What have I done, but I don't know it's the right way and I can't verify if the number is correct or not.

byte[] rec = new byte[20];                  
DatagramPacket pRec = new DatagramPacket(rec, rec.length);
socket.receive(pRec);

String tData = "";
for(int i = 0; i < 20; i++){
   tData += String.format("%02x", rec[i]);
}

The output from the packet:

ffffffff730aa65fde5700000000000000000000

And now i must skip the first 6 bytes [ffffffff730a] and I need the remaining 4 bytes [a65fde57]. Note: [00000000000000000000] are NULL because the length of the buffer.

System.out.println( hexToInt(tData, 6, 10) );

private Integer hexToInt(String str, int start, int end){
   String t = str.substring(start, end);

   char[] ch = t.toCharArray();
   String res = "";
   for(int i = 0; i < end-start; i += 2){
      res += Integer.parseInt(ch[i]+ch[i+1]+"", 16);
   }

   return Integer.parseInt(res);
}

And the result is:

516262

Is this the right way to convert a hex String to an int?

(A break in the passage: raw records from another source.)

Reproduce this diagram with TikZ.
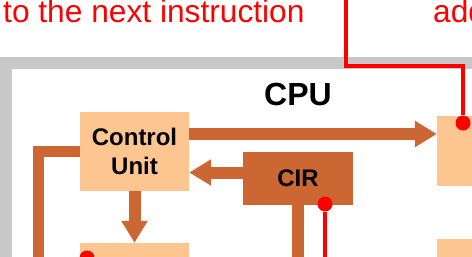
\documentclass[tikz,border=0pt]{standalone}
\usepackage{fontspec}
\setmainfont{Liberation Sans}
\usetikzlibrary{arrows.meta}
\definecolor{lightorange}{RGB}{253,197,143}
\definecolor{darkorange}{RGB}{204,102,51}
\definecolor{framegray}{RGB}{200,200,200}
\begin{document}
\begin{tikzpicture}[x=1pt,y=-1pt,
  fat/.style={darkorange, line width=12pt, -{Triangle[length=22pt,width=25pt]}},
  bus/.style={darkorange, line width=11pt},
  wire/.style={red, line width=3.5pt},
  dot/.style={circle, fill=red, inner sep=0pt, minimum size=15pt},
  unit/.style={fill=lightorange, inner sep=0pt, align=center, font=\bfseries\fontsize{24}{29}\selectfont}]
\clip (0,0) rectangle (472,257);
\fill[framegray] (0,57) rectangle (520,320);
\fill[white] (12,69) rectangle (520,320);
\node[red, anchor=base west, inner sep=0pt, font=\fontsize{31.7}{36}\selectfont] (note) at (3,22.5) {to the next instruction};
\node[red, anchor=base west, inner sep=0pt, font=\fontsize{31.7}{36}\selectfont] (addr) at (433,22.5) {address};
\node[anchor=base, inner sep=0pt, font=\bfseries\fontsize{32}{36}\selectfont] (cpu) at (298,105) {CPU};
\node[unit, minimum width=109pt, minimum height=79pt] (cu) at (134.5,151.5) {Control\\Unit};
\node[unit, minimum width=109pt, minimum height=60pt] (dec) at (134.5,273) {};
\node[unit, minimum width=80pt, minimum height=70pt] (reg) at (477,151) {};
\node[unit, minimum width=80pt, minimum height=60pt] (alu) at (477,269) {};
\node[unit, fill=darkorange, minimum width=110pt, minimum height=53pt] (cir) at (298,178.5) {CIR};
\coordinate (busend) at (38.5,270);
\coordinate (cirend) at (298,270);
\draw[fat] (cu.east |- 0,134) -- (reg.west |- 0,134);
\draw[fat] (cir.west |- 0,172.5) -- (cu.east |- 0,172.5);
\draw[fat] (cu.south) -- (dec.north);
\draw[bus] (cu.west) -| (busend);
\draw[bus, line width=12pt] (cir.south) -- (cirend);
\coordinate (wtop) at (346,-5);
\coordinate (bend) at (463,66);
\coordinate (wbot) at (325,270);
\node[dot] (d1) at (463,123) {};
\node[dot] (d2) at (325,204) {};
\node[dot] (d3) at (87,258) {};
\draw[wire] (wtop) |- (bend) -- (d1);
\draw[wire] (d2) -- (wbot);
\end{tikzpicture}
\end{document}
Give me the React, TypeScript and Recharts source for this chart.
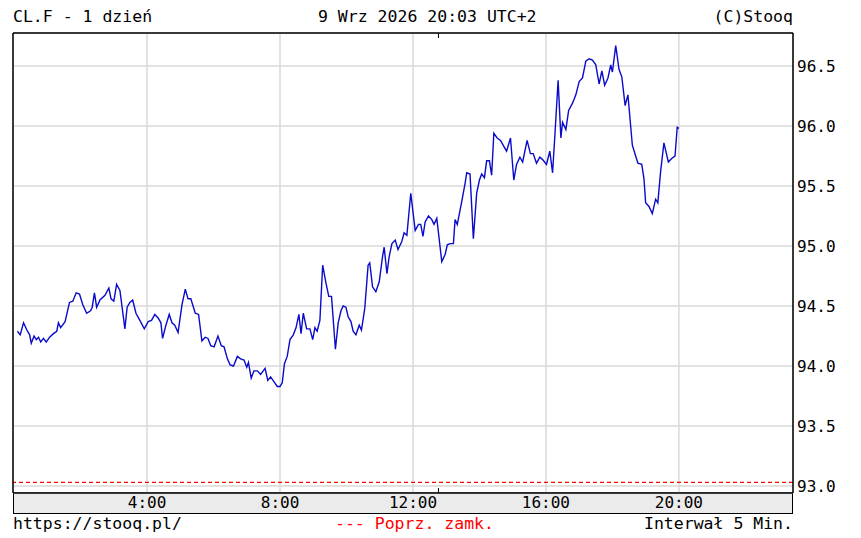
import React from 'react';
import { LineChart, Line, XAxis, YAxis, CartesianGrid, ReferenceLine } from 'recharts';

// time of day in minutes since 0:00 (5-minute bars)
const times = [
  6, 11, 17, 23, 28, 31, 36, 40, 44, 48, 53, 58, 64, 71, 77, 80, 84, 92, 100, 106,
  112, 118, 124, 131, 138, 141, 145, 149, 155, 164, 171, 175, 180, 185, 191,
  200, 204, 209, 214, 220, 227, 235, 242, 248, 254, 260, 265, 268, 274, 280, 285, 290,
  296, 303, 309, 314, 319, 327, 333, 339, 345, 350, 355, 361, 368, 374, 379, 385,
  390, 396, 403, 409, 415, 420, 423, 428, 433, 439, 445, 453, 458, 463, 469, 475, 480,
  484, 488, 493, 498, 504, 509, 514, 518, 522, 528, 534, 539, 543, 547, 552, 557, 563,
  568, 573, 580, 585,
  590, 594, 599, 603, 608, 612, 617, 623, 627, 633, 639, 642, 647, 653, 659, 665, 668,
  673, 677, 682, 688, 693, 700, 704, 709, 716, 724, 730, 734, 738, 742, 748, 754, 758,
  763, 772, 778, 782,
  787, 793, 796, 800, 808, 814, 817, 823, 829, 835, 840, 844, 849, 853, 858, 862, 866,
  872, 878, 884, 889, 896, 902, 907, 913, 918, 926, 932, 937, 943, 949, 954, 961, 967,
  972, 976, 982,
  987, 990, 996, 1001, 1008, 1014, 1020, 1026, 1032, 1038, 1044, 1050, 1056, 1061, 1066,
  1072, 1077, 1080, 1086, 1092, 1097, 1103, 1108, 1116, 1122, 1126, 1133, 1137, 1140,
  1146, 1152, 1158, 1162, 1167, 1173, 1181, 1187, 1193, 1197, 1200,
];

const prices = [
  94.29, 94.26, 94.36, 94.30, 94.26, 94.19, 94.25, 94.22, 94.24, 94.20, 94.23, 94.20, 94.24, 94.27, 94.29, 94.36, 94.32, 94.37, 94.53, 94.54,
  94.61, 94.60, 94.51, 94.44, 94.46, 94.49, 94.61, 94.49, 94.55, 94.59, 94.65, 94.56, 94.54, 94.68, 94.63,
  94.31, 94.49, 94.53, 94.55, 94.44, 94.38, 94.31, 94.37, 94.38, 94.43, 94.40, 94.36, 94.23, 94.34, 94.43, 94.36, 94.34,
  94.28, 94.51, 94.64, 94.56, 94.56, 94.44, 94.43, 94.21, 94.24, 94.23, 94.17, 94.16, 94.25, 94.17, 94.16, 94.06,
  94.01, 94.00, 94.08, 94.06, 94.05, 93.99, 94.03, 93.90, 93.96, 93.96, 93.93, 93.98, 93.88, 93.91, 93.87, 93.83, 93.83,
  93.86, 94.02, 94.08, 94.22, 94.26, 94.32, 94.43, 94.27, 94.44, 94.31, 94.31, 94.22, 94.32, 94.29, 94.38, 94.84, 94.69,
  94.58, 94.58, 94.14, 94.36,
  94.46, 94.50, 94.49, 94.41, 94.37, 94.29, 94.26, 94.34, 94.30, 94.48, 94.84, 94.86, 94.66, 94.62, 94.70, 94.91, 94.99,
  94.77, 94.91, 95.02, 95.05, 94.97, 95.04, 95.11, 95.09, 95.44, 95.13, 95.18, 95.18, 95.08, 95.20, 95.25, 95.22, 95.18,
  95.23, 94.87, 94.93, 95.01,
  95.02, 95.02, 95.22, 95.18, 95.37, 95.52, 95.61, 95.60, 95.06, 95.44, 95.55, 95.60, 95.57, 95.71, 95.71, 95.59, 95.94,
  95.90, 95.88, 95.83, 95.79, 95.90, 95.55, 95.68, 95.74, 95.70, 95.88, 95.77, 95.77, 95.69, 95.74, 95.72, 95.68, 95.79,
  95.61, 95.91, 96.38,
  95.90, 96.03, 95.97, 96.13, 96.19, 96.26, 96.37, 96.40, 96.54, 96.56, 96.55, 96.51, 96.35, 96.46, 96.34,
  96.40, 96.51, 96.45, 96.67, 96.47, 96.41, 96.17, 96.26, 95.84, 95.75, 95.69, 95.68, 95.56, 95.36,
  95.33, 95.27, 95.39, 95.36, 95.62, 95.86, 95.70, 95.73, 95.75, 95.99, 95.98,
];

const hourTicks = [240, 480, 720, 960, 1200];
const hourLabels = ['4:00', '8:00', '12:00', '16:00', '20:00'];
const minorTicks = [120, 240, 360, 480, 600, 720, 840, 960, 1080, 1200, 1320];
const priceTicks = [93.0, 93.5, 94.0, 94.5, 95.0, 95.5, 96.0, 96.5];
const prevClose = 93.03;

const titleLeft = 'CL.F - 1 dzień';
const titleCenter = '9 Wrz 2026 20:03 UTC+2';
const titleRight = '(C)Stooq';
const footLeft = 'https://stooq.pl/';
const footCenter = '--- Poprz. zamk.';
const footRight = 'Interwał 5 Min.';

const xDomain: [number, number] = [-2, 1406];
const yDomain: [number, number] = [92.942, 96.775];

const data = times.map((t, i) => ({ t, price: prices[i] }));

const FONT = '"DejaVu Sans Mono", monospace';

export default function App() {
  const txt: React.CSSProperties = {
    position: 'absolute',
    fontFamily: FONT,
    fontSize: 16.5,
    lineHeight: '20px',
    whiteSpace: 'pre',
    color: '#000',
  };
  return (
    <div
      style={{
        position: 'absolute',
        left: 0,
        top: 0,
        width: 861,
        height: 538,
        background: '#fff',
        overflow: 'hidden',
      }}
    >
      <div style={{ ...txt, left: 13, top: 7 }}>{titleLeft}</div>
      <div style={{ ...txt, left: 318, top: 7 }}>{titleCenter}</div>
      <div style={{ ...txt, right: 68, top: 7 }}>{titleRight}</div>
      <div
        style={{
          position: 'absolute',
          left: 13,
          top: 492,
          width: 780,
          height: 22,
          background: '#ebebeb',
          border: '1.5px solid #000',
          boxSizing: 'border-box',
        }}
      />
      <div style={{ ...txt, left: 13, top: 514 }}>{footLeft}</div>
      <div style={{ ...txt, left: 335, top: 514, color: '#ff0000' }}>{footCenter}</div>
      <div style={{ ...txt, right: 68, top: 514 }}>{footRight}</div>
      <div style={{ position: 'absolute', left: 0, top: 0 }}>
        <LineChart
          width={861}
          height={538}
          data={data}
          margin={{ top: 33, right: 0, bottom: 25, left: 13 }}
        >
          <CartesianGrid
            xAxisId="lab"
            yAxisId="r"
            stroke="#d9d9d9"
            strokeWidth={1.5}
          />
          <XAxis
            xAxisId="lab"
            dataKey="t"
            type="number"
            domain={xDomain}
            ticks={hourTicks}
            tickFormatter={(v: number) => hourLabels[hourTicks.indexOf(v)] ?? ''}
            axisLine={false}
            tickLine={false}
            tickSize={0}
            tickMargin={4}
            height={20}
            interval={0}
            tick={{ fill: '#000', fontSize: 16, fontFamily: FONT }}
          />
          <XAxis
            xAxisId="bot"
            type="number"
            orientation="bottom"
            mirror
            domain={xDomain}
            ticks={minorTicks}
            tickFormatter={() => ''}
            height={1}
            tickSize={5}
            interval={0}
            axisLine={{ stroke: '#000', strokeWidth: 1.5 }}
            tickLine={{ stroke: '#000', strokeWidth: 1 }}
          />
          <XAxis
            xAxisId="top"
            type="number"
            orientation="top"
            mirror
            domain={xDomain}
            ticks={minorTicks}
            tickFormatter={() => ''}
            height={1}
            tickSize={5}
            interval={0}
            axisLine={{ stroke: '#000', strokeWidth: 1.5 }}
            tickLine={{ stroke: '#000', strokeWidth: 1 }}
          />
          <YAxis
            yAxisId="r"
            orientation="right"
            type="number"
            domain={yDomain}
            ticks={priceTicks}
            tickFormatter={(v: number) => v.toFixed(1)}
            axisLine={false}
            tickLine={false}
            tickSize={0}
            tickMargin={4}
            width={68}
            interval={0}
            tick={{ fill: '#000', fontSize: 16, fontFamily: FONT, textAnchor: 'start' }}
          />
          <YAxis
            yAxisId="rm"
            orientation="right"
            mirror
            type="number"
            domain={yDomain}
            ticks={priceTicks}
            tickFormatter={() => ''}
            width={1}
            tickSize={5}
            interval={0}
            axisLine={{ stroke: '#000', strokeWidth: 1.5 }}
            tickLine={{ stroke: '#000', strokeWidth: 1 }}
          />
          <YAxis
            yAxisId="lm"
            orientation="left"
            mirror
            type="number"
            domain={yDomain}
            ticks={priceTicks}
            tickFormatter={() => ''}
            width={1}
            tickSize={4}
            interval={0}
            axisLine={{ stroke: '#000', strokeWidth: 1.5 }}
            tickLine={{ stroke: '#000', strokeWidth: 1 }}
          />
          <ReferenceLine
            xAxisId="lab"
            yAxisId="r"
            y={prevClose}
            stroke="#ff0000"
            strokeWidth={1.2}
            strokeDasharray="4 3"
          />
          <Line
            xAxisId="lab"
            yAxisId="r"
            type="linear"
            dataKey="price"
            stroke="#0a0acc"
            strokeWidth={1.4}
            dot={false}
            isAnimationActive={false}
          />
        </LineChart>
      </div>
    </div>
  );
}
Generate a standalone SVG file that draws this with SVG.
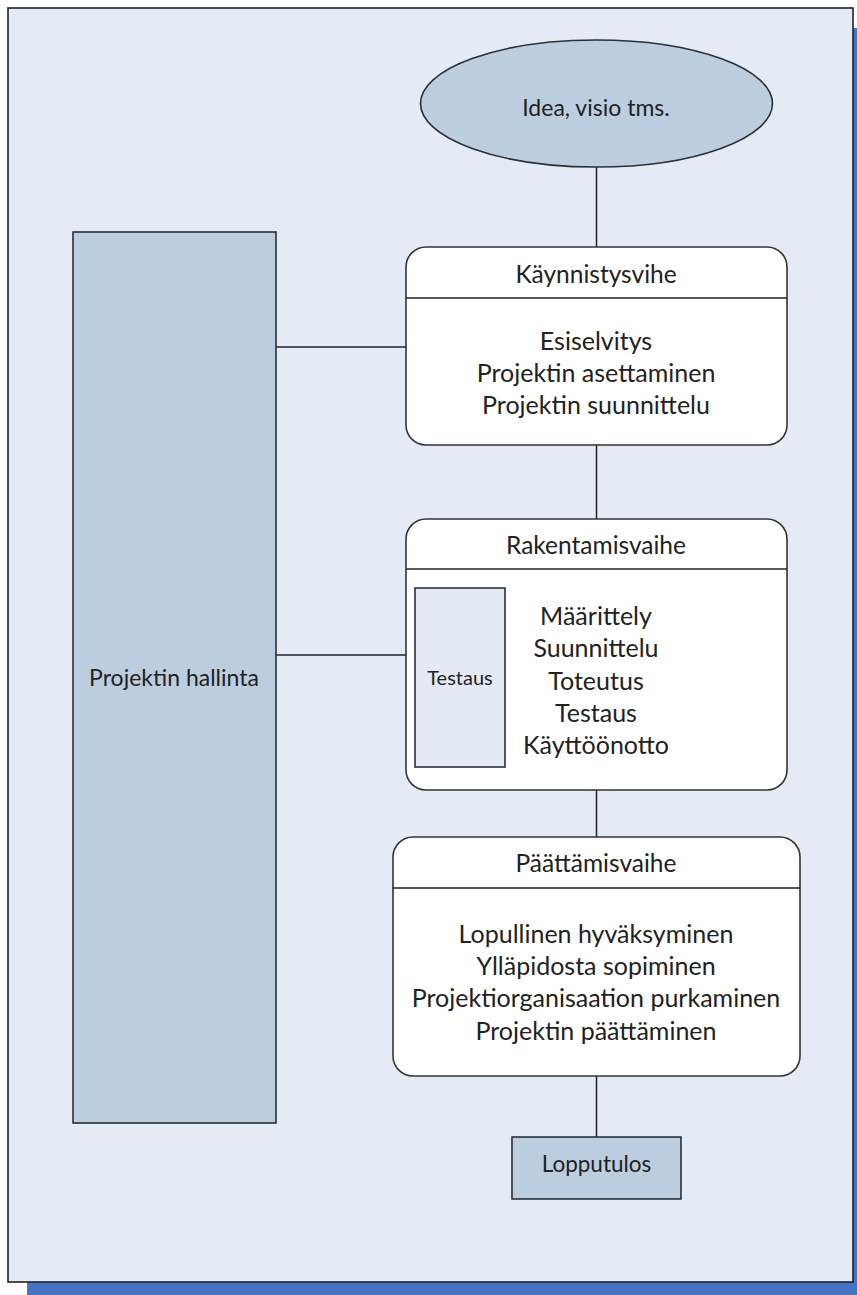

Is the result are correct?

Answer 1

Simplest thing would be to use something like int i = Integer.parseInt(...). See Integer.parseInt(java.lang.String, int)

Answer 2

I'd personally go this route:

private int hexToInt(String str, int start, int end) {
    String t = str.substring(start, end);

    byte[] bytes = new byte[4];
    int i,j = 0
    while (i < 8)
    {
        bytes[j] = Byte.valueOf(t.substring(i,i+1), 16);
        i+=2; 
        j++;
    }

    ByteBuffer bb = ByteBuffer.wrap(bytes);
    // That's big-endian. If you want little endian ...
    bb.order(ByteOrder.LITTLE_ENDIAN);
    return bb.getInt();
}

You could of course trim this down one level by only passing in the substring containing the 8 characters you want to convert.

Answer 3

No, that is not the right way, and that is not the right answer. What you are doing is converting the bytes to values but converting them back to decimal value string, and concatenating those together. Then at the end you convert back to numeric format. Don't convert back and forth so much, convert once to numeric and keep it there. Something like this:

private Integer hexToInt(String str, int start, int end){
    long res = 0;
    for(int i = start; i < end; i++){
        res = res*16  + Integer.parseInt(str.substring(i,i+1), 16);
    }
    return res;
}

Answer 4

private int convertHexStringToInt(String hexStr)
{
   int iValue= Integer.parseInt(hexStr,16); //base 16 for converting hexadecimal string

   return iValue;
}

Remember if the Hex String Format is prefixed by "0x" like "0xc38" then please remove the 0x from that Hex String.(I suggested this to do to avoid NumberFormatException)

You can use following code to do so

String arrHexStr[] = hexStr.split("x");

if(arrHexStr.length==2)
hexStr = arrHexStr[1]; // this will assign the "c38" value with removed "0x" characters

So the final function would look like this

private int convertHexStringToInt(String hexStr)
{
   String arrHexStr[] = hexStr.split("x");

   if(arrHexStr.length==2)
      hexStr = arrHexStr[1]; // this will assign the correct hex string "c38" value with removed prefixes like "0x" 

   int iValue= Integer.parseInt(hexStr,16); //base 16 for converting hexadecimal string

   return iValue;
}